問題がなかなか解決しないときは“問い方”を見直してみよう/『哲学シンキング』②

ビジネス

公開日:2020/3/19

今後5年10年のビジネスは“問題解決型”の能力より、“課題発見型”の能力が重視される時代になる――。次の課題を見極める力を高め、世界のトップ人材に求められる新時代型の能力を身につけるための思考メソッド「哲学シンキング」を紹介します。

『「課題発見」の究極ツール 哲学シンキング 「1つの問い」が「100の成果」に直結する』(吉田幸司/マガジンハウス)

「問い方」を変えるだけで世界がひらける

 哲学のもっとも重要な技法の1つは、「問い方」を変えてみるということです。悩みや問題に直面したとき、ほとんどのひとはそれをどうやったら解決できるだろうか、と「答え」を追求するでしょう。

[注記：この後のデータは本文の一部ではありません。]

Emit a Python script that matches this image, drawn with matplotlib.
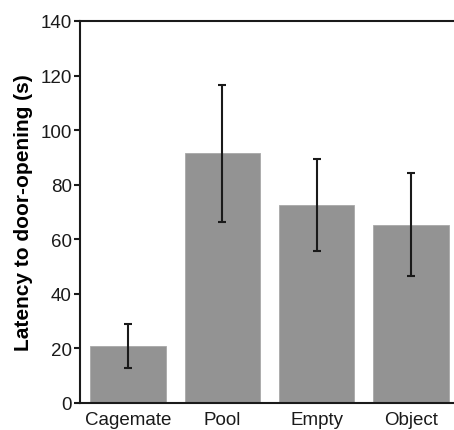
import numpy as np
import matplotlib.pyplot as plt

plt.rcParams['font.family'] = ['Liberation Sans', 'DejaVu Sans']

# data
groups = ['Cagemate', 'Pool', 'Empty', 'Object']
latency = [21.0, 91.5, 72.5, 65.3]
sem = [8.0, 25.2, 16.9, 18.9]

fig = plt.figure(figsize=(4.54, 4.31), dpi=100)
# axes runs off the right edge of the picture, as in the reference
ax = fig.add_axes([80/454, 27/431, 380/454, 382/431])

x = np.arange(len(groups))
ax.bar(x, latency, width=0.8, color='#939393', edgecolor='#a8a8a8', linewidth=0.6)
ax.errorbar(x, latency, yerr=sem, fmt='none', ecolor='#1a1a1a', elinewidth=1.5,
            capsize=2.6, capthick=1.5)

ax.set_xlim(-0.51, 3.52)
ax.set_ylim(0, 140)
ax.set_yticks(range(0, 141, 20))
ax.set_xticks(x)
ax.set_xticklabels(groups)
ax.tick_params(axis='x', length=0, labelsize=13.5, pad=6, colors='#1a1a1a')
ax.tick_params(axis='y', length=4, width=1.5, labelsize=13.5, pad=2, colors='#1a1a1a')
for s in ['left', 'bottom', 'top']:
    ax.spines[s].set_linewidth(1.5)
    ax.spines[s].set_color('#1a1a1a')
ax.spines['right'].set_visible(False)
ax.set_ylabel('Latency to door-opening (s)', fontsize=15, fontweight='bold', labelpad=5)

fig.savefig('out.png', dpi=100)
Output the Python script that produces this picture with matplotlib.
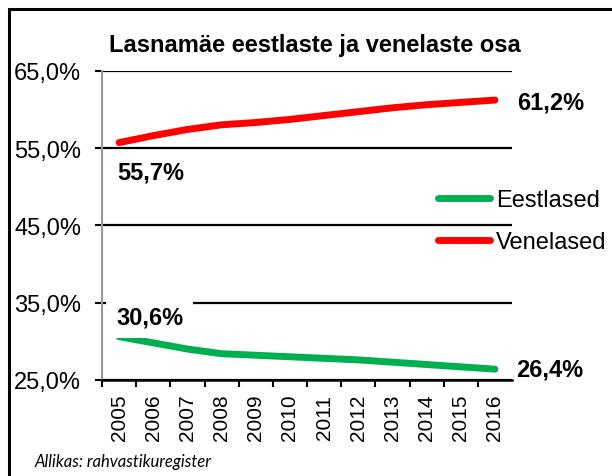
import matplotlib.pyplot as plt
from matplotlib.patches import Rectangle

# data
years = ['2005', '2006', '2007', '2008', '2009', '2010',
         '2011', '2012', '2013', '2014', '2015', '2016']
eestlased = [30.6, 29.8, 29.0, 28.4, 28.2, 28.0, 27.8, 27.6, 27.3, 27.0, 26.7, 26.4]
venelased = [55.7, 56.6, 57.4, 58.0, 58.3, 58.7, 59.2, 59.7, 60.2, 60.6, 60.9, 61.2]
y_ticks = [25, 35, 45, 55, 65]

plt.rcParams['font.family'] = ['Liberation Sans', 'DejaVu Sans']

green = '#00b050'
red = '#ff0000'

fig = plt.figure(figsize=(6.12, 4.77), dpi=100)
ax = fig.add_axes([0.1667, 0.2013, 0.670, 0.6484])

x = list(range(len(years)))
ax.plot(x, eestlased, color=green, lw=5, solid_capstyle='round', label='Eestlased', zorder=3)
ax.plot(x, venelased, color=red, lw=5, solid_capstyle='round', label='Venelased', zorder=3)

ax.set_xlim(-0.5, len(years) - 0.5)
ax.set_ylim(25, 65)

# y axis
ax.set_yticks(y_ticks)
ax.set_yticklabels([f'{v:.1f}%'.replace('.', ',') for v in y_ticks])
ax.tick_params(axis='y', length=5, width=1.5, color='black', labelsize=17, pad=10)
ax.set_axisbelow(True)
ax.grid(axis='y', color='black', lw=1.6)

# x axis: labels at centres, tick marks between categories
ax.set_xticks(x)
ax.set_xticklabels(years, rotation=90, fontsize=15)
ax.tick_params(axis='x', which='major', length=0, pad=10)
ax.set_xticks([i - 0.5 for i in x], minor=True)
ax.tick_params(axis='x', which='minor', length=5, width=1.5, color='black', direction='out')

for s in ['top', 'right']:
    ax.spines[s].set_visible(False)
ax.spines['left'].set_color('#999999')
ax.spines['left'].set_linewidth(1.5)
ax.spines['bottom'].set_color('black')
ax.spines['bottom'].set_linewidth(1.8)

# value labels
def lab(v):
    return f'{v:.1f}%'.replace('.', ',')

ax.annotate(lab(venelased[0]), (0, venelased[0]), xytext=(-2, -29), textcoords='offset pixels',
            ha='left', va='center', fontsize=17, fontweight='bold')
ax.annotate(lab(venelased[-1]), (x[-1], venelased[-1]), xytext=(22, -2), textcoords='offset pixels',
            ha='left', va='center', fontsize=17, fontweight='bold', annotation_clip=False)
ax.annotate(lab(eestlased[0]), (0, eestlased[0]), xytext=(-3, 20), textcoords='offset pixels',
            ha='left', va='center', fontsize=17, fontweight='bold',
            bbox=dict(facecolor='white', edgecolor='none', pad=7))
ax.annotate(lab(eestlased[-1]), (x[-1], eestlased[-1]), xytext=(21, 0), textcoords='offset pixels',
            ha='left', va='center', fontsize=17, fontweight='bold', annotation_clip=False)

fig.text(0.514, 0.905, 'Lasnamäe eestlaste ja venelaste osa', ha='center', va='center',
         fontsize=17, fontweight='bold')

fig.legend(loc='center left', bbox_to_anchor=(0.716, 0.535), frameon=False,
           fontsize=17, handlelength=2.2, handletextpad=0.25, labelspacing=0.85,
           borderpad=0, borderaxespad=0)

fig.text(0.057, 0.032, 'Allikas: rahvastikuregister', fontsize=12, style='italic',
         family=['Lato', 'DejaVu Sans'], ha='left', va='center')

# outer frame of the picture
fig.patches.append(Rectangle((0.014, -0.1), 1.2, 1.079, transform=fig.transFigure,
                             fill=False, edgecolor='black', lw=2.2))

plt.savefig('out.png', dpi=100)
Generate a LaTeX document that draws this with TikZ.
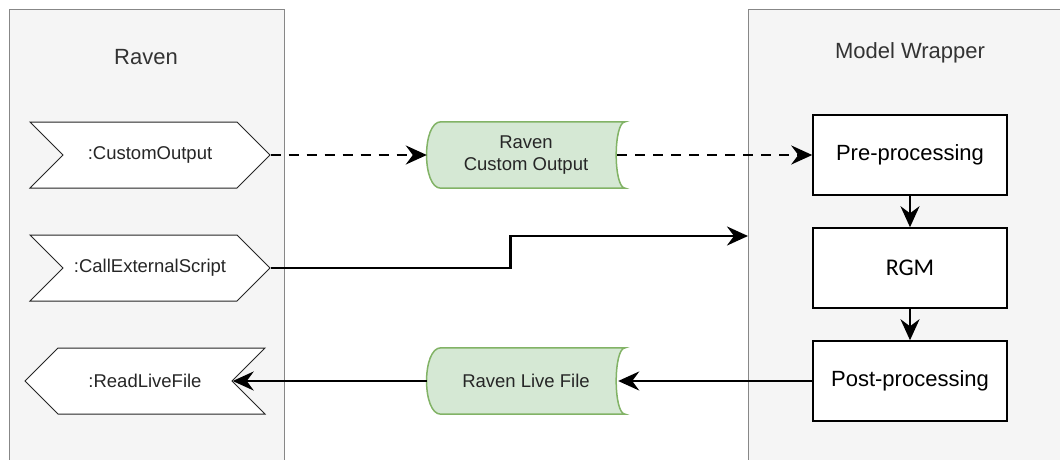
\documentclass[tikz,border=0pt]{standalone}
\usepackage{fontspec}
\setmainfont{Liberation Sans}
\newfontfamily\rgmfont{Carlito}
\usetikzlibrary{shapes.symbols,arrows.meta,positioning,calc,backgrounds}
\definecolor{lanefill}{RGB}{245,245,245}
\definecolor{laneline}{RGB}{135,135,135}
\definecolor{storefill}{RGB}{213,232,212}
\definecolor{storeline}{RGB}{130,179,102}
\definecolor{titlegray}{RGB}{51,51,51}

% stored data shape drawn round a named node
\newcommand{\drawstore}[1]{%
	\draw[storeline, fill=storefill, line width=1.5pt]
		($(#1.north west)+(14,0)$) -- (#1.north east)
		.. controls ($(#1.north east)+(-12,0)$) and ($(#1.south east)+(-12,0)$) .. (#1.south east)
		-- ($(#1.south west)+(14,0)$)
		.. controls ($(#1.south west)+(-5,0)$) and ($(#1.north west)+(-5,0)$) .. ($(#1.north west)+(14,0)$)
		-- cycle;}

\begin{document}
\begin{tikzpicture}[x=1pt, y=-1pt,
		% Node styles
		lane/.style={draw=laneline, fill=lanefill, line width=1pt, anchor=north west, inner sep=0pt},
		lanetitle/.style={text=titlegray, font=\fontsize{22}{26}\selectfont},
		event/.style={draw=black!85, fill=white, signal, signal pointer angle=90,
				minimum width=240pt, minimum height=66pt, inner sep=0pt, line width=1pt,
				font=\fontsize{18.5}{22}\selectfont, text=black!85},
		store/.style={minimum width=198pt, minimum height=66pt, inner sep=0pt, align=center,
				font=\fontsize{18.5}{22}\selectfont, text=black!85},
		stepbox/.style={draw=black, fill=white, line width=1.5pt, minimum width=194pt,
				minimum height=80pt, font=\fontsize{22}{26}\selectfont},
		flow/.style={-{Stealth[length=21pt,width=19pt,inset=7pt]}, line width=2.6pt},
		dflow/.style={flow, dash pattern=on 10pt off 8pt}
	]

	\useasboundingbox (0,0) rectangle (1060,459);

	% Swimlanes
	\node[lane, minimum width=275pt, minimum height=470pt] (raven) at (9,9) {};
	\node[lane, minimum width=330pt, minimum height=470pt] (wrapper) at (748,9) {};
	\node[lanetitle] (raventitle) at (146,57) {Raven};
	\node[lanetitle] (wrappertitle) at (910,53) {Model Wrapper};

	% Raven events
	\node[event, signal from=west, signal to=east] (custout) at (150,155) {:CustomOutput};
	\node[event, signal from=west, signal to=east] (callext) at (150,268) {:CallExternalScript};
	\node[event, signal from=east, signal to=west] (readlive) at (145,381) {:ReadLiveFile};

	% Data stores
	\node[store] (rcustom) at (526,155) {Raven\\Custom Output};
	\node[store] (rlive) at (526,381) {Raven Live File};

	% Model wrapper steps
	\node[stepbox] (pre) at (910,155) {Pre-processing};
	\node[stepbox, font=\rgmfont\fontsize{24}{28}\selectfont] (rgm) at (910,268) {RGM};
	\node[stepbox] (post) at (910,381) {Post-processing};

	\coordinate (wrapperin) at (748,236);

	% Connections
	\draw[dflow] (custout.east) -- (rcustom.west);
	\draw[dflow, shorten <=-8pt] (rcustom.east) -- (pre.west);
	\draw[flow] (callext.east) -- ++(240,0) |- (wrapperin);
	\draw[flow] (pre) -- (rgm);
	\draw[flow] (rgm) -- (post);
	\draw[flow, shorten >=-7pt] (post.west) -- (rlive.east);
	\draw[flow] (rlive.west) -- (readlive.east);

	\begin{pgfonlayer}{background}
		\drawstore{rcustom}
		\drawstore{rlive}
	\end{pgfonlayer}

\end{tikzpicture}
\end{document}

 たとえば、「ほんとうのわたしは、何をしたいんだろう?」という疑問を抱いたひとがいるとします。

 これもしたい、あれもしたいと、いろいろなやりたいことがあって、ほんとうに何をしたいかわからない場合。

 あるいは、これもしたくない、あれもしたくないと、これといってやりたいことがなくて、ほんとうに何をしたいかわからない場合。

 いずれの場合でも、なんらかの「解」を求めようとしがちです。

 でも、そもそも「ほんとうのわたし」なんて存在しないとしたらどうでしょうか。

「ほんとうのわたしは、何をしたいんだろう」と、いくら自己分析してみても答えは見つかるわけがありません。たしかに、

 A「これをしたいわたし」

 B「あれをしたいわたし」

 C「これもあれもしたくないわたし」

 ABC、どれも等しく「わたし」です。

 ここまでは、リアルに実感できる「わたし」です。

 では、この世界のどこかにわたしがまだ知らない「ほんとうのわたし」という存在がいるのでしょうか? ん? どこに?

 この場合、そもそも問いの前提、あるいは問いの立て方(問い方)じたいが間違っていそうです。

「ほんとうのわたしは、何をしたいんだろうか」と問うよりも、

「そもそもほんとうのわたしなんて存在するのか」と問うほうが、

 どこか肩の荷が下りて、気負わず柔軟な発想ができる人もいるはずです。

 だって「ほんとうのわたし」が存在しないのに探しまわっても、ただ徒労に終わるだけですよね。

 ビジネスにおけるモノづくりだってそうです。

 新しい自転車を開発するプロジェクトがあったとします。

 たとえば「“これまでにない斬新で画期的な自転車”のアイデアを出してくれ」と言われても、そう簡単には出せるものではないでしょう。

 いまある自転車のデザインをちょっとカッコよく変えたくらいでは、画期的とはいえませんからね。

 でも、「“自転車”にまつわる問いを、なんでもいいから出してくれ」と言われたらどうでしょうか。

「そもそも自転車とは何か」「なぜ、自転車は足だけでこぐのだろうか」「腹筋や背筋も使って、こいだらいけないのか」「自転車は、移動する手段の乗り物なのだろうか」……。

 こういった問いをひたすらあげて突きつめていくなかで、全身の力を最大限に使ってこぐ自転車をつくったってかまわないことに気づくかもしれません。

 あるいは、移動手段ではなく、スポーツや娯楽のために使うのはどうでしょうか。

 そうやって、まったく新しい自転車ができたこともあります。

全身を使ってこぐ自転車「FAZOM」

 写真は「FAZOM(ファゾム)」といって、ボートをこぐように、全身の屈伸運動を通して動かす自転車です。ぼくといっしょに哲学の会社を創業したメンバーの吉辰桜男(よしたつさくらお)が、自身の事業として開発・販売しています。

 これまでのペダルを回す駆動方式に「問い」を立て、人間に最大限の力を発揮させるには、フレームが人間の動きを制限してはならないというコンセプトのもと、つくられました。

 また、たんに便利でラクな自転車ではなく、「全身のエネルギーを速度に変える」という体験と思想を軸に、独自の顧客を創出し、ロサンゼルスなどの一部地域で販売されています。

 新しい市場をつくる製品を生み出し、独自の立ち位置を獲得するためにも、既存のモノに対して、問いを立てること、そしてその問いを深く洞察し、軸をつくりあげることはきわめて有効なのです。

 これらに共通するのは、「問いの答え」を求める前に、問いの前提や問い方を見直してみることで、思わぬ視点を得られたり、グルグル空回りしていた思考を前に進めたりできるということ。

 つまり、ものごとの「そもそも」を問うことで、新しい気づきがあったり、答えが見つかったりします。